You could never do this in the UK. For one thing, it was open and unsecured. At home, I am ashamed to say, the pieces would have been damaged and daubed in graffiti. What is more, it was a work in progress and we walked through a small quarry, under overhanging rocks, through tunnels and around a wobbly wooden scaffold that the artist stands on. What? I hear you scream, without a hard had, fluorescent jacket, torch, and a safety rope? Yup! And neither of us got crushed, fell or died. At home this place would have the 'what if' health and safety loonies running around in a frenzy. Another massive plus about the French - a modicum of common sense.

So our holiday was a success. We camped for the first time in years and, apart from forgetting the air bed! everything went smoothly. It was hot and we were so relaxed, any thought of serious fishing seemed too much like hard work.

But I did a bit. Not in the Loire as I couldn't find it! The drought has hit central France hard and this mighty river is, in parts a trickle......


So we headed south and stayed between Royan and Rochefort where we camped next to a 4 acre lake. I fed the area outside of the tent. It looked very good with about 6 - 8' of water overhanging trees and some fallen ones in the margin.

Next morning I baited again and, when we returned later, I had a cast. Alas my first effort failed as a fish took me straight into a snag despite me hitting the run very early. This had taken about twenty minutes from casting in so, I figured the chance of another take was high and, as I started to sort the end gear again, I lobbed some pieces of bread just out from my position. Two minutes later a fish started to take them. I don't need a second invitation in these circumstances and bit off my rig and tied on a size 6 hook with a big lump of bread on it.

Thirty seconds after lowering the bait it was taken. The fish, a common, gave a really good account of itself and was in mint condition. It went 19.03 - job done. I packed up and opened a bottle of red.

Next day I sneaked down and lobbed some more bread out. It didn't take long and a couple of fish started to suck down the pieces. One was a half decent mirror but, when I lowered my bait, it was slurped down within 5 to 10 seconds but and very athletic thirteen pound common.

I again rested the swim, topped it (and another) up with a few more boilies and relaxed for the evening.
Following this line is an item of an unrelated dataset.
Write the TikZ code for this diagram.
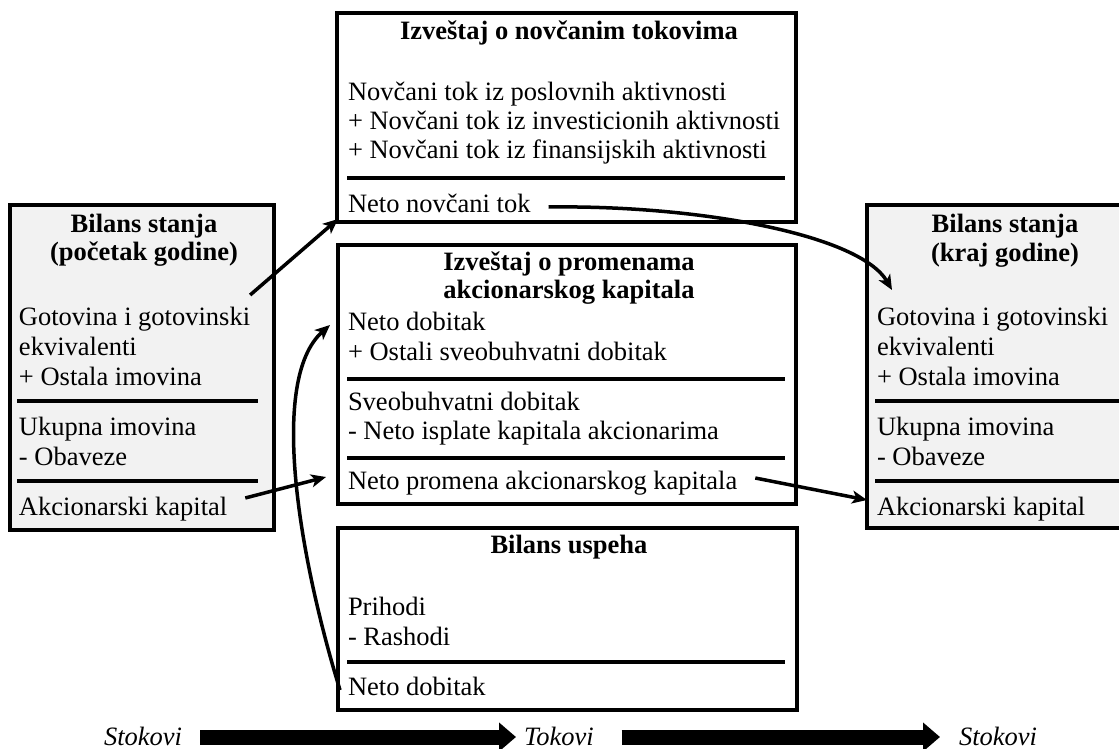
\documentclass[tikz,border=0pt]{standalone}
\usepackage{fontspec}
\setmainfont{Liberation Serif}
\usetikzlibrary{arrows.meta,calc}
\definecolor{panelgray}{RGB}{242,242,242}
\begin{document}
\begin{tikzpicture}[x=1pt,y=-1pt,
  every node/.style={inner sep=0pt, outer sep=0pt, font=\fontsize{26.5pt}{30pt}\selectfont},
  panel/.style={draw, rectangle, line width=4pt, anchor=north west},
  shaded/.style={panel, fill=panelgray},
  txt/.style={anchor=base west},
  ttl/.style={anchor=base, font=\fontsize{26.5pt}{30pt}\selectfont\bfseries},
  flowlabel/.style={anchor=base west, font=\fontsize{26.5pt}{30pt}\selectfont\itshape},
  rule/.style={line width=3.5pt},
  conn/.style={line width=3.5pt, -{Stealth[length=15pt,width=13pt,inset=4pt]}},
  flow/.style={line width=15pt, -{Triangle[length=17pt,width=28pt]}}]
\clip (0,0) rectangle (1119,749);

% --- statement frames ---
\node[panel, minimum width=459pt, minimum height=209pt] (cf) at (337,13) {};
\node[panel, minimum width=458pt, minimum height=259pt] (eq) at (338,245) {};
\node[panel, minimum width=459pt, minimum height=182pt] (is) at (338,528) {};
\node[shaded, minimum width=264pt, minimum height=325pt] (bs0) at (10,205) {};
\node[shaded, minimum width=276pt, minimum height=323pt] (bs1) at (867,205) {};

% --- cash flow statement ---
\node[ttl] (cfT) at (569,40) {Izveštaj o novčanim tokovima};
\node[txt] (cf1) at (348,101) {Novčani tok iz poslovnih aktivnosti};
\node[txt] (cf2) at (348,130) {+ Novčani tok iz investicionih aktivnosti};
\node[txt] (cf3) at (348,159) {+ Novčani tok iz finansijskih aktivnosti};
\draw[rule] (347,178) -- (785,178);
\node[txt] (cfN) at (348,212) {Neto novčani tok};

% --- statement of changes in equity ---
\node[ttl] (eqT1) at (569,270) {Izveštaj o promenama};
\node[ttl] (eqT2) at (569,298) {akcionarskog kapitala};
\node[txt] (eqND) at (348,330) {Neto dobitak};
\node[txt] (eq2) at (348,360) {+ Ostali sveobuhvatni dobitak};
\draw[rule] (347,379) -- (785,379);
\node[txt] (eq3) at (348,410) {Sveobuhvatni dobitak};
\node[txt] (eq4) at (348,439) {- Neto isplate kapitala akcionarima};
\draw[rule] (347,458) -- (785,458);
\node[txt] (eqN) at (348,489) {Neto promena akcionarskog kapitala};

% --- income statement ---
\node[ttl] (isT) at (569,553) {Bilans uspeha};
\node[txt] (is1) at (348,615) {Prihodi};
\node[txt] (is2) at (348,645) {- Rashodi};
\draw[rule] (347,662) -- (785,662);
\node[txt] (isN) at (348,695) {Neto dobitak};

% --- opening balance sheet ---
\node[ttl] (b0T1) at (144,232) {Bilans stanja};
\node[ttl] (b0T2) at (144,260) {(početak godine)};
\node[txt] (b0G) at (19,325) {Gotovina i gotovinski};
\node[txt] (b0E) at (19,355) {ekvivalenti};
\node[txt] (b0O) at (19,385) {+ Ostala imovina};
\draw[rule] (17,401) -- (258,401);
\node[txt] (b0U) at (19,435) {Ukupna imovina};
\node[txt] (b0B) at (19,465) {- Obaveze};
\draw[rule] (17,481) -- (258,481);
\node[txt] (b0A) at (19,515) {Akcionarski kapital};

% --- closing balance sheet ---
\node[ttl] (b1T1) at (1005,232) {Bilans stanja};
\node[ttl] (b1T2) at (1005,261) {(kraj godine)};
\node[txt] (b1G) at (877,325) {Gotovina i gotovinski};
\node[txt] (b1E) at (877,355) {ekvivalenti};
\node[txt] (b1O) at (877,385) {+ Ostala imovina};
\draw[rule] (875,401) -- (1130,401);
\node[txt] (b1U) at (877,435) {Ukupna imovina};
\node[txt] (b1B) at (877,465) {- Obaveze};
\draw[rule] (875,481) -- (1130,481);
\node[txt] (b1A) at (877,515) {Akcionarski kapital};

% --- links between the statements ---
\draw[conn] ($(b0G.base east)+(0,-30)$) -- ($(cf.south west)+(1,-3)$);
\draw[conn] ($(b0A.base east)+(18,-17)$) -- ($(eq.south west)+(-12,-27)$);
\draw[conn] ($(isN.base west)+(-8,-5)$) .. controls +(-40,-130) and +(-62,55) .. ($(eqND.base west)+(-18,-5)$);
\draw[conn] ($(cfN.base east)+(18,-5)$) .. controls +(152,-2) and +(-32,-55) .. ($(bs1.north west)+(25,85)$);
\draw[conn] ($(eqN.base east)+(18,-11)$) -- ($(bs1.south west)+(0,-28)$);

% --- stocks / flows / stocks ---
\node[flowlabel] (s0) at (104,745) {Stokovi};
\node[flowlabel] (fl) at (524,745) {Tokovi};
\node[flowlabel] (s1) at (959,745) {Stokovi};
\draw[flow] (200,737) -- ($(fl.base west)+(-8,-8)$);
\draw[flow] ($(fl.base east)+(28,-8)$) -- ($(s1.base west)+(-19,-8)$);
\end{tikzpicture}
\end{document}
On the next day I decided to go for broke and try for a decent fish. Don't get me wrong, I was more than happy with two off the top but I wanted to see if there was anything else to be had. I'd only seen a few single or low doubles cruising elsewhere on the water. I set up two rods and cast them between the two fallen trees. I hunched over the rods, hot and uncomfortable, waiting..... ready to hit the first sign of a bite. Bites came alright, lot of them and, when I eventually hit one, it was from a diminutive Poisson Chat. To those of you unfamiliar with poisson chat, they are small catfish perhaps better described as three large spines joined by some meat and fins. They are veracious feeders and the bane of all French carp anglers.

I moved back to the front of our pitch and cast a rod under the overhanging trees baited with a (allegedly) chat proof Rosehip boilie. A bite came some half hour later and I had a right old tussle with a powerful fish. It was a mirror (the one I saw before?) and went 22.13. Although it is small by French standards, I was happy with that.
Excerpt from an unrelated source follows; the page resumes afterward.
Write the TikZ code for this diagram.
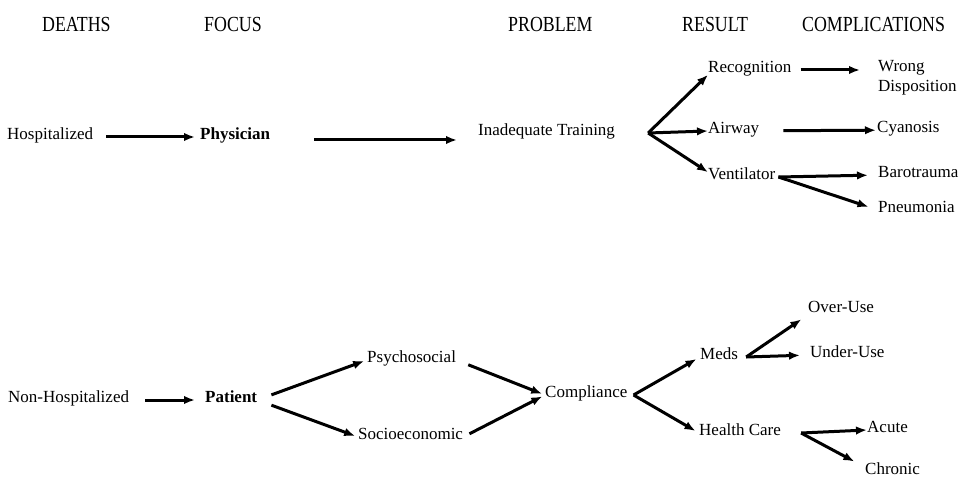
\documentclass[tikz,border=0pt]{standalone}
\usepackage{fontspec}
\setmainfont{Liberation Serif}
\usepackage{graphicx}
\usetikzlibrary{arrows.meta, positioning}

\newcommand{\colhead}[1]{\scalebox{0.83}[1]{#1}}

\begin{document}
\begin{tikzpicture}[
  x=1pt, y=1pt,
  heading/.style={anchor=west, inner sep=0pt, font=\fontsize{21.5}{24}\selectfont},
  entry/.style={anchor=west, inner sep=0pt, text height=0.7em, text depth=0.22em, font=\fontsize{17}{20}\selectfont},
  focus/.style={entry, font=\fontsize{17}{20}\selectfont\bfseries},
  arrow/.style={-{Latex[length=11pt,width=8.5pt]}, line width=3pt}
]
  \useasboundingbox (0,0) rectangle (971,-481);

  \node[heading] (hdeaths) at (42,-24) {\colhead{DEATHS}};
  \node[heading] (hfocus) at (204,-24) {\colhead{FOCUS}};
  \node[heading] (hproblem) at (508,-24) {\colhead{PROBLEM}};
  \node[heading] (hresult) at (682,-24) {\colhead{RESULT}};
  \node[heading] (hcompl) at (802,-24) {\colhead{COMPLICATIONS}};

  \node[entry] (hosp) at (7,-137) {Hospitalized};
  \node[focus] (phys) at (200,-137) {Physician};
  \node[entry] (train) at (478,-133) {Inadequate Training};
  \coordinate[right=33pt of train] (tfork);
  \node[entry] (recog) at (708,-70) {Recognition};
  \node[entry] (airway) at (708,-131) {Airway};
  \node[entry] (vent) at (708,-177) {Ventilator};
  \coordinate[right=3pt of vent] (vfork);
  \node[anchor=west, inner sep=0pt, align=left, font=\fontsize{17}{20}\selectfont] (wrong) at (878,-78) {Wrong\\Disposition};
  \node[entry] (cyan) at (877,-130) {Cyanosis};
  \node[entry] (baro) at (878,-175) {Barotrauma};
  \node[entry] (pneu) at (878,-210) {Pneumonia};

  \draw[arrow, shorten <=13pt, shorten >=5pt] (hosp) -- (phys);
  \draw[arrow, shorten <=44pt, shorten >=21pt] ([yshift=-3pt]phys.east) -- ([yshift=-3pt]phys.east -| train.west);
  \draw[arrow] (tfork) -- (recog.south west);
  \draw[arrow] (tfork) -- (airway.west);
  \draw[arrow] (tfork) -- (vent.north west);
  \draw[arrow, shorten <=9pt, shorten >=18pt] (recog.east) -- (recog.east -| wrong.west);
  \draw[arrow, shorten <=24pt, shorten >=1pt] (airway) -- (cyan);
  \draw[arrow, shorten >=10pt] (vfork) -- (baro.west);
  \draw[arrow, shorten >=10pt] (vfork) -- (pneu.west);

  \node[entry] (nonhosp) at (8,-400) {Non-Hospitalized};
  \node[focus] (patient) at (205,-400) {Patient};
  \node[entry] (psycho) at (367,-360) {Psychosocial};
  \node[entry] (socio) at (358,-437) {Socioeconomic};
  \node[entry] (compl) at (545,-395) {Compliance};
  \coordinate[right=6pt of compl] (cfork);
  \node[entry] (meds) at (700,-357) {Meds};
  \coordinate[right=8pt of meds] (mfork);
  \node[entry] (care) at (699,-433) {Health Care};
  \coordinate[right=20pt of care] (hfork);
  \node[entry] (over) at (808,-310) {Over-Use};
  \node[entry] (under) at (810,-355) {Under-Use};
  \node[entry] (acute) at (867,-430) {Acute};
  \node[entry] (chronic) at (865,-472) {Chronic};

  \draw[arrow, shorten <=16pt, shorten >=10pt] (nonhosp) -- (patient);
  \draw[arrow, shorten <=15pt, shorten >=3pt] (patient.east) -- (psycho.west);
  \draw[arrow, shorten <=15pt, shorten >=3pt] (patient.east) -- (socio.west);
  \draw[arrow, shorten <=13pt, shorten >=3pt] (psycho.east) -- (compl.west);
  \draw[arrow, shorten <=7pt, shorten >=3pt] (socio.east) -- (compl.west);
  \draw[arrow, shorten >=4pt] (cfork) -- (meds.west);
  \draw[arrow, shorten >=4pt] (cfork) -- (care.west);
  \draw[arrow, shorten >=8pt] (mfork) -- (over.south west);
  \draw[arrow, shorten >=10pt] (mfork) -- (under.west);
  \draw[arrow] (hfork) -- (acute.west);
  \draw[arrow, shorten >=12pt] (hfork) -- (chronic.north west);
\end{tikzpicture}
\end{document}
After this capture the lake went quiet. No more fish would rise to bread and the fish that had rolled near the snags stopped doing so. I tried again on a couple of evenings but the lake floor was paved with poisson chat that could reduce 20mm rosehip boilies to the size of a sugar cube in about ten minutes. I think my feeding had drawn them in and driven the carp out.
Not to worry, I was so relaxed I just happily watched the water and listened to the myriad of bird song.

We spent our last couple of days in Honfleur and, as I shut the car boot having packed everything away, it started to rain. Very timely. Our last night was spent in a luxurious chateau before the long drive home.

Sitting overlooking a little port whilst eating moules mariniere and frites, sipping on a cold draft beer and people watching. All just memories now but I'll be back again in September. It will be cooler and my fishing head will well and truly be on.